In this notebook, we will use plotly.express and pandas to plot, view, and analyze our sensor data. These are the same libraries the real time dashboard running on your pi [here](http://0.0.0.0:8050/) is using to create its real time plots.

In [None]:
# We use the plotly.express library and alias it to px
import plotly.express as px

## Plot example data provided by Plotly

First, this snippet of code is a quick example of how to use plotly taken from [here](https://plotly.com/python/time-series/). It plots Google stock data over time.

In [None]:
# px.data.stocks() is a pandas dataframe containing data about some stock indexes over time that plotly provides for
# learning purposes
df = px.data.stocks()
# This tells plotly to create a line graph from our dataframe using the 'date' column as the x-axis and the 'GOOG'
# column as the y-axis
fig = px.line(df, x='date', y='GOOG')
# This displays the figure we created
fig.show()

## Plot example data collected from our sensors

In order to display our own sensor data, we will need to load it as a dataframe first. This means we need to import pandas.

In [None]:
# We alias pandas to pd here. This is very commonly done when importing pandas
import pandas as pd

We will now import a small snippet of sensor data into a dataframe and visualize it using plotly.express just like before only this time creating our own dataframe out of a file instead of using one provided by plotly. If you have never worked with a dataframe before, relevent documentation is [here](https://pandas.pydata.org/docs/reference/api/pandas.DataFrame.html). Note that we are using Pandas 1.4.3, but it is unlikely there will be any significant differences between the version we are using and the latest version for our purposes.

In [None]:
# Path to small data snippet provided
data_fp = './assets/sensor-data-sample.csv'

# Create a dataframe from our data
df = pd.read_csv(data_fp)
# Create a figure from our dataframe using 'Time' as our x-axis and 'Temperature' as our y-axis
fig = px.line(df, x='Time', y='Temperature')
# Display the figure like before. There will be a couple of oddities in the figure shown. See if you can figure out
# what they are, and what might have caused them
fig.show()

If you've gotten here, you should have successfully loaded the provided data file into a dataframe and viewed its temeprature over time in a line graph. There are a few unusual things in this graph.

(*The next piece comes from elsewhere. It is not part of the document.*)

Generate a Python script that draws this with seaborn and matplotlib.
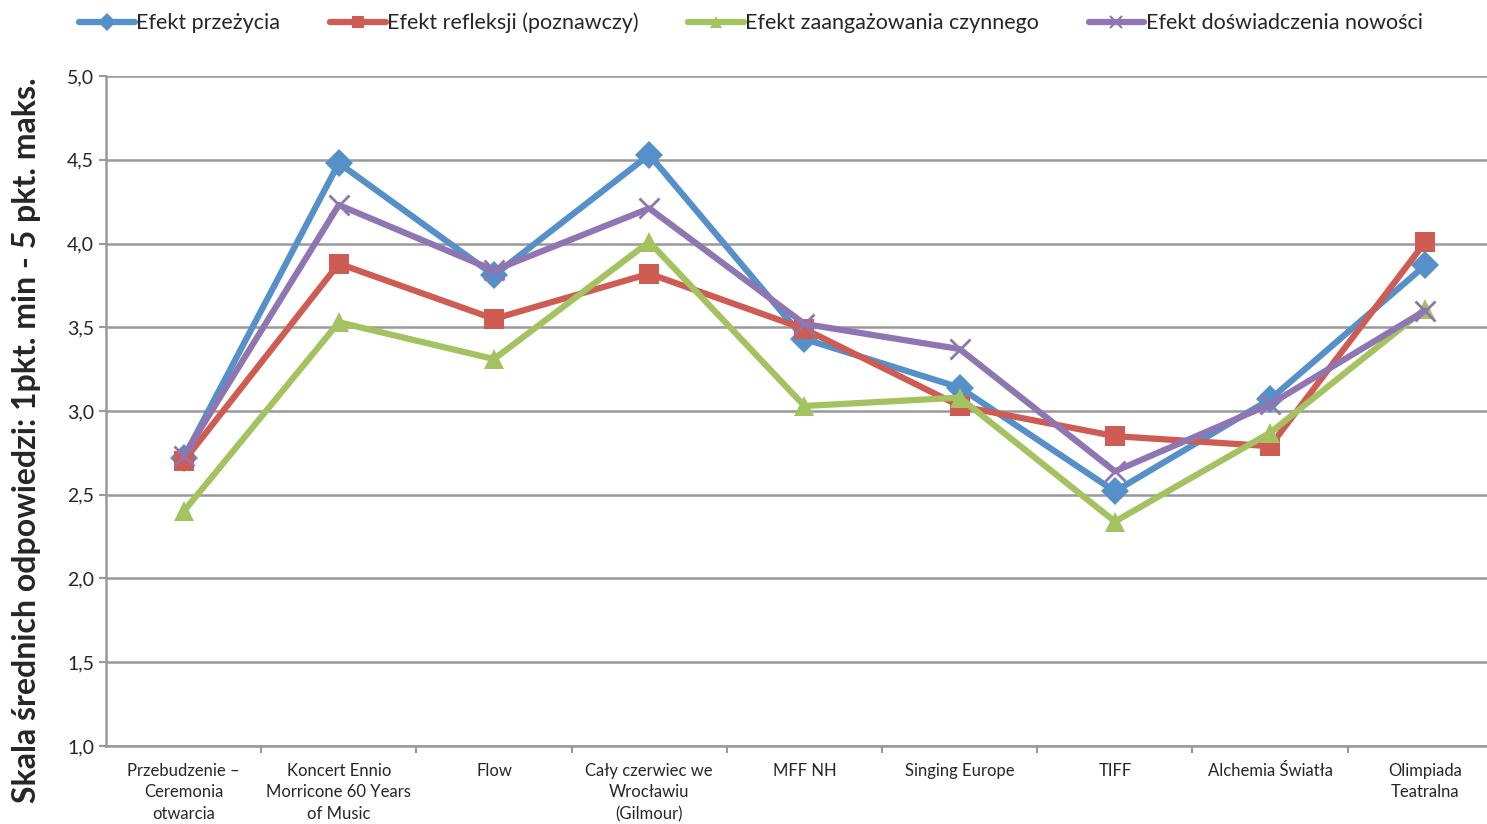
import pandas as pd
import seaborn as sns
import matplotlib.pyplot as plt
from matplotlib.ticker import FuncFormatter

# Data
categories = ['Przebudzenie –\nCeremonia\notwarcia', 'Koncert Ennio\nMorricone 60 Years\nof Music', 'Flow',
              'Cały czerwiec we\nWrocławiu\n(Gilmour)', 'MFF NH', 'Singing Europe', 'TIFF',
              'Alchemia Światła', 'Olimpiada\nTeatralna']
series_names = ['Efekt przeżycia', 'Efekt refleksji (poznawczy)',
                'Efekt zaangażowania czynnego', 'Efekt doświadczenia nowości']
przezycie = [2.72, 4.48, 3.81, 4.53, 3.43, 3.14, 2.52, 3.07, 3.87]
refleksja = [2.70, 3.88, 3.55, 3.82, 3.49, 3.03, 2.85, 2.79, 4.01]
zaangazowanie = [2.40, 3.53, 3.31, 4.01, 3.03, 3.08, 2.34, 2.87, 3.61]
nowosc = [2.73, 4.23, 3.84, 4.21, 3.52, 3.37, 2.64, 3.04, 3.60]

colors = ['#5590C9', '#CF5C52', '#A3C260', '#8F76B2']
markers = ['D', 's', '^', 'x']

sns.set_style('white')
plt.rcParams['font.family'] = ['Lato', 'DejaVu Sans']

fig = plt.figure(figsize=(14.87, 8.24), dpi=100)
ax = fig.add_axes([0.0713, 0.0947, 0.93, 0.813])

# draw each series separately (seaborn won't mix filled and line-art markers)
for name, vals, c, m in zip(series_names, [przezycie, refleksja, zaangazowanie, nowosc], colors, markers):
    d = pd.DataFrame({'idx': range(len(vals)), 'value': vals})
    sns.lineplot(data=d, x='idx', y='value', color=c, marker=m, sort=False,
                 linewidth=4.5, markersize=14 if m != 'x' else 15,
                 markeredgecolor=c if m == 'x' else 'none',
                 markeredgewidth=2.0 if m == 'x' else 0, ax=ax)

ax.set_ylim(1.0, 5.0)
ax.set_xlim(-0.5, 8.41)
ax.set_yticks([1.0, 1.5, 2.0, 2.5, 3.0, 3.5, 4.0, 4.5, 5.0])
ax.yaxis.set_major_formatter(FuncFormatter(lambda v, p: f'{v:.1f}'.replace('.', ',')))
ax.set_xticks(range(len(categories)))
ax.set_xticklabels(categories, fontsize=12, linespacing=1.45, va='top')
ax.set_xticks([i + 0.5 for i in range(len(categories) - 1)], minor=True)
ax.tick_params(axis='x', which='major', length=0, pad=12)
ax.tick_params(axis='x', which='minor', length=5, color='#999999', width=1.5, direction='out', bottom=True)
ax.tick_params(axis='y', labelsize=14, length=5, color='#999999', width=1.5, direction='out', left=True)
ax.grid(axis='y', color='#999999', linewidth=1.8)
ax.set_axisbelow(True)
for s in ['top', 'right']:
    ax.spines[s].set_visible(False)
ax.spines['left'].set_color('#999999')
ax.spines['left'].set_linewidth(1.8)
ax.spines['bottom'].set_color('#999999')
ax.spines['bottom'].set_linewidth(1.8)

ax.set_xlabel('')
ax.set_ylabel('Skala średnich odpowiedzi: 1pkt. min - 5 pkt. maks.', fontsize=23,
              fontweight='bold')
ax.yaxis.set_label_coords(-0.047, 0.457)

handles = [plt.Line2D([], [], color=c, marker=m, linewidth=4.5, markersize=9,
                      markeredgecolor=c, markeredgewidth=1.5 if m == 'x' else 0)
           for c, m in zip(colors, markers)]
fig.legend(handles, series_names, loc='upper center', bbox_to_anchor=(0.505, 1.008),
           ncol=4, frameon=False, fontsize=15.5, handlelength=2.6, handletextpad=0.05,
           columnspacing=2.3)

fig.savefig('out.png', dpi=100)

1. Around 10:19 there is a hole in the line
2. A bit after 10:28 there is a flat section lasting about 5 minutes

The causes for these are as follows:

The hole in the graph is caused by missing data. There is no temperature reading in the data for a few of the time points. Plotly handles this by simply not plotting anything for that portion of the graph. This is what will happen if the sensor is not reading (most likely due to being unplugged) for some period of time.

The flat line is caused by a gap in the timestamps on the data. There is a five minute gap between the last piece of data before that line, and the first piece of data after that line. Plotly reacts to this by plotting a flat line between the two points for that duration. The most likely cause of this would be the device that was collecting the data realizing it was behind on the time and fast forwarding to the correct time in between two data collections.

In this case, I artificially made these issues with the data for demonstrative purposes, but this is the sort of thing you have to deal with in real world data all the time!

## Identify and experiment with other data in the dataframe

The dataframe that we loaded contains information other than time and temperature. We can get a preview of the data in the dataframe by printing the 5 most recent entries of it as follows:

In [None]:
df.tail()

Now let's do something a bit silly just to see what happens. There is no rule saying we have to plot our data over time, so let's try plotting our temperature over our humidity.

In [None]:
fig = px.line(df, x='Humidity', y='Temperature')
fig.show()

YIKES that's a bit of a mess. You can't just blindly plot your data and get something useful! You have to do it in a way that actually makes sense. The full documentation for line graphs in plotly can be found [here](https://plotly.com/python-api-reference/generated/plotly.express.line), and if you explore the rest of that site, you can find the documentation for other forms of graph that plotly can create.

## Plot "real" (non-example) data collected from sensors

In [None]:
# Path to your data - fill in the file name
data_fp = './assets/jgc-1-sensor-log.csv'

# Create a dataframe from our data
df = pd.read_csv(data_fp)
# Create a figure from our dataframe using 'Time' as our x-axis and 'Temperature' as our y-axis
fig = px.line(df, x='Time', y=['PM1.0', 'PM2.5', 'PM10'])
# Display the figure like before. There will be a couple of oddities in the figure shown. See if you can figure out
# what they are, and what might have caused them
fig.show()